- **Given data**
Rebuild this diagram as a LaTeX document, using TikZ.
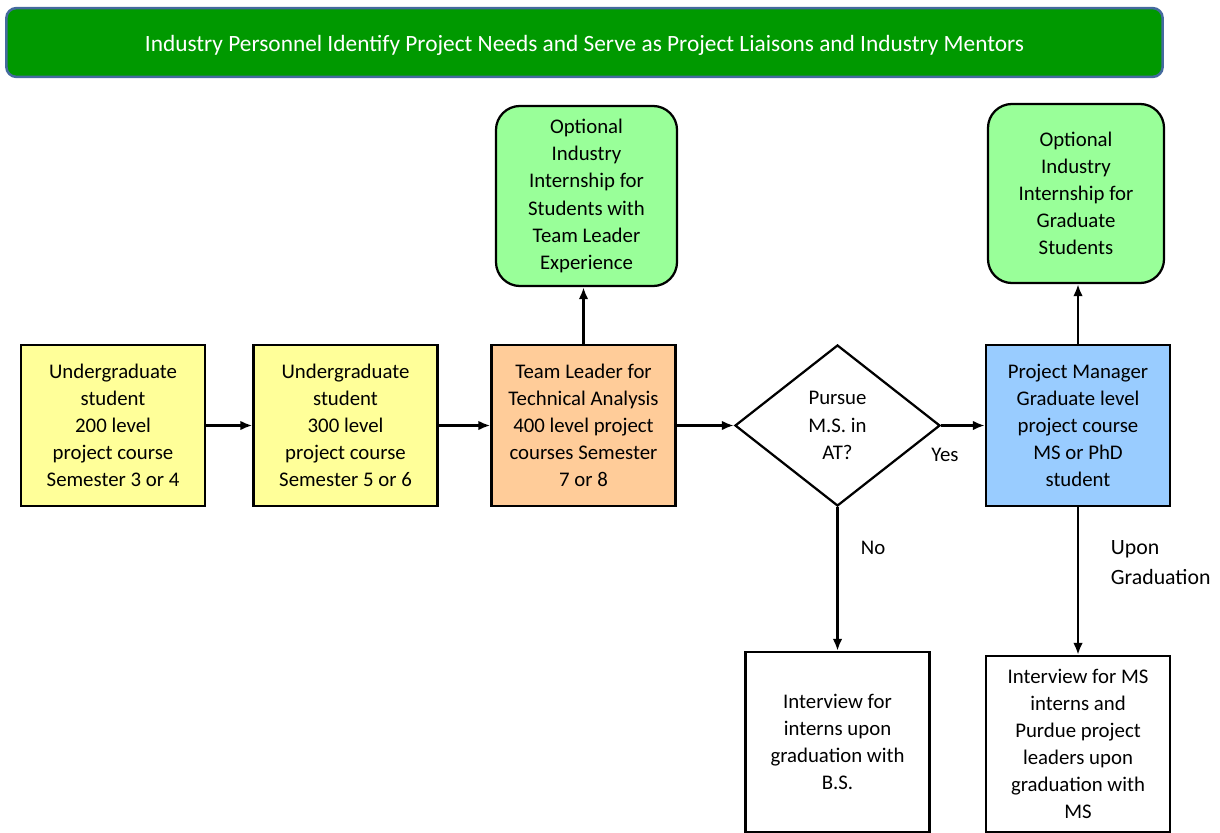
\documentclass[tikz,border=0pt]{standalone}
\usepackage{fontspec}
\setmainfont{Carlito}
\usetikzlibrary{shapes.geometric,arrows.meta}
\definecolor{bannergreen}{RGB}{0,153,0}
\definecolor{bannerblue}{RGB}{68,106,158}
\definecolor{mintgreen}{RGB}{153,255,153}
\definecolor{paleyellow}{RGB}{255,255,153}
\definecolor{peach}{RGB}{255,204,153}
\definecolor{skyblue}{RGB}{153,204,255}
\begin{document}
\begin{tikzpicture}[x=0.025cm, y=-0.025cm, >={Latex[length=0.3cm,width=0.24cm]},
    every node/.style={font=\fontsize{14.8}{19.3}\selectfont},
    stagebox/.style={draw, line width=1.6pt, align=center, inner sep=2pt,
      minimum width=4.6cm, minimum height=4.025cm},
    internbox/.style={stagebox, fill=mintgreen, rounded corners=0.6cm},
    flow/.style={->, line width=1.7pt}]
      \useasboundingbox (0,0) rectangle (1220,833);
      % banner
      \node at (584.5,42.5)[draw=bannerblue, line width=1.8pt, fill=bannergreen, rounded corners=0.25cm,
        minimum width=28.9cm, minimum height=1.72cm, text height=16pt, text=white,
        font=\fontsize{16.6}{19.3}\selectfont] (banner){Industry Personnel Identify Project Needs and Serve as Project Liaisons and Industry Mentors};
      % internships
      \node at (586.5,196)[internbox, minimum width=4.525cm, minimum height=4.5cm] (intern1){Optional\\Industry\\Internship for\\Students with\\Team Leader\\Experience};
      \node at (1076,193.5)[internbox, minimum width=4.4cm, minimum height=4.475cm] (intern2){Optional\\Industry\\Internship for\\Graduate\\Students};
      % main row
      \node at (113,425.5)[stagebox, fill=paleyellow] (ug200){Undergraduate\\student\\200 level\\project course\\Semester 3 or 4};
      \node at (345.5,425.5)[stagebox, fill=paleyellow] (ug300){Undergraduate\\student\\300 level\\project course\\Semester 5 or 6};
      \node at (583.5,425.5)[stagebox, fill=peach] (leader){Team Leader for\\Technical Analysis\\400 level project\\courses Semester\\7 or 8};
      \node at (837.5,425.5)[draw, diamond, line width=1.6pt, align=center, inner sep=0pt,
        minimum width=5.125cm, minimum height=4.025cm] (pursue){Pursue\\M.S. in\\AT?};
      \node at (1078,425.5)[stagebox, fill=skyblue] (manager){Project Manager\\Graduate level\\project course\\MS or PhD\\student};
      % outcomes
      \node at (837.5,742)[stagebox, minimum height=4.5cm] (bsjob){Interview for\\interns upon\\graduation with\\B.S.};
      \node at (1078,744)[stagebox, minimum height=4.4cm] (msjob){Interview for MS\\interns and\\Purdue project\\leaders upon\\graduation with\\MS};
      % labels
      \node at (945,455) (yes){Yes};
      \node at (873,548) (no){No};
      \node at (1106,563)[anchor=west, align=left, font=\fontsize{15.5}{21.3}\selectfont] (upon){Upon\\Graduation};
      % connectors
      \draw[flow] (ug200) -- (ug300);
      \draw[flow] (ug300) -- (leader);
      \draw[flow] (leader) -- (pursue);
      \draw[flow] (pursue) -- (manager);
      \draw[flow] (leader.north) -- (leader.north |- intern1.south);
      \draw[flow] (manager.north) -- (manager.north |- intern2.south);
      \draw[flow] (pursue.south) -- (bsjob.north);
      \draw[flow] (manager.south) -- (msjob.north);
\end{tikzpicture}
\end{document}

- **Your goal**
Transcribe the whole listing exactly. Pictures stay out of your copy.

- **Exercise response**
Rebuild this diagram as a LaTeX document, using TikZ.
\documentclass[tikz,border=0pt]{standalone}
\usepackage{fontspec}
\setmainfont{Carlito}
\usetikzlibrary{shapes.geometric,arrows.meta}
\definecolor{bannergreen}{RGB}{0,153,0}
\definecolor{bannerblue}{RGB}{68,106,158}
\definecolor{mintgreen}{RGB}{153,255,153}
\definecolor{paleyellow}{RGB}{255,255,153}
\definecolor{peach}{RGB}{255,204,153}
\definecolor{skyblue}{RGB}{153,204,255}
\begin{document}
\begin{tikzpicture}[x=0.025cm, y=-0.025cm, >={Latex[length=0.3cm,width=0.24cm]},
    every node/.style={font=\fontsize{14.8}{19.3}\selectfont},
    stagebox/.style={draw, line width=1.6pt, align=center, inner sep=2pt,
      minimum width=4.6cm, minimum height=4.025cm},
    internbox/.style={stagebox, fill=mintgreen, rounded corners=0.6cm},
    flow/.style={->, line width=1.7pt}]
      \useasboundingbox (0,0) rectangle (1220,833);
      % banner
      \node at (584.5,42.5)[draw=bannerblue, line width=1.8pt, fill=bannergreen, rounded corners=0.25cm,
        minimum width=28.9cm, minimum height=1.72cm, text height=16pt, text=white,
        font=\fontsize{16.6}{19.3}\selectfont] (banner){Industry Personnel Identify Project Needs and Serve as Project Liaisons and Industry Mentors};
      % internships
      \node at (586.5,196)[internbox, minimum width=4.525cm, minimum height=4.5cm] (intern1){Optional\\Industry\\Internship for\\Students with\\Team Leader\\Experience};
      \node at (1076,193.5)[internbox, minimum width=4.4cm, minimum height=4.475cm] (intern2){Optional\\Industry\\Internship for\\Graduate\\Students};
      % main row
      \node at (113,425.5)[stagebox, fill=paleyellow] (ug200){Undergraduate\\student\\200 level\\project course\\Semester 3 or 4};
      \node at (345.5,425.5)[stagebox, fill=paleyellow] (ug300){Undergraduate\\student\\300 level\\project course\\Semester 5 or 6};
      \node at (583.5,425.5)[stagebox, fill=peach] (leader){Team Leader for\\Technical Analysis\\400 level project\\courses Semester\\7 or 8};
      \node at (837.5,425.5)[draw, diamond, line width=1.6pt, align=center, inner sep=0pt,
        minimum width=5.125cm, minimum height=4.025cm] (pursue){Pursue\\M.S. in\\AT?};
      \node at (1078,425.5)[stagebox, fill=skyblue] (manager){Project Manager\\Graduate level\\project course\\MS or PhD\\student};
      % outcomes
      \node at (837.5,742)[stagebox, minimum height=4.5cm] (bsjob){Interview for\\interns upon\\graduation with\\B.S.};
      \node at (1078,744)[stagebox, minimum height=4.4cm] (msjob){Interview for MS\\interns and\\Purdue project\\leaders upon\\graduation with\\MS};
      % labels
      \node at (945,455) (yes){Yes};
      \node at (873,548) (no){No};
      \node at (1106,563)[anchor=west, align=left, font=\fontsize{15.5}{21.3}\selectfont] (upon){Upon\\Graduation};
      % connectors
      \draw[flow] (ug200) -- (ug300);
      \draw[flow] (ug300) -- (leader);
      \draw[flow] (leader) -- (pursue);
      \draw[flow] (pursue) -- (manager);
      \draw[flow] (leader.north) -- (leader.north |- intern1.south);
      \draw[flow] (manager.north) -- (manager.north |- intern2.south);
      \draw[flow] (pursue.south) -- (bsjob.north);
      \draw[flow] (manager.south) -- (msjob.north);
\end{tikzpicture}
\end{document}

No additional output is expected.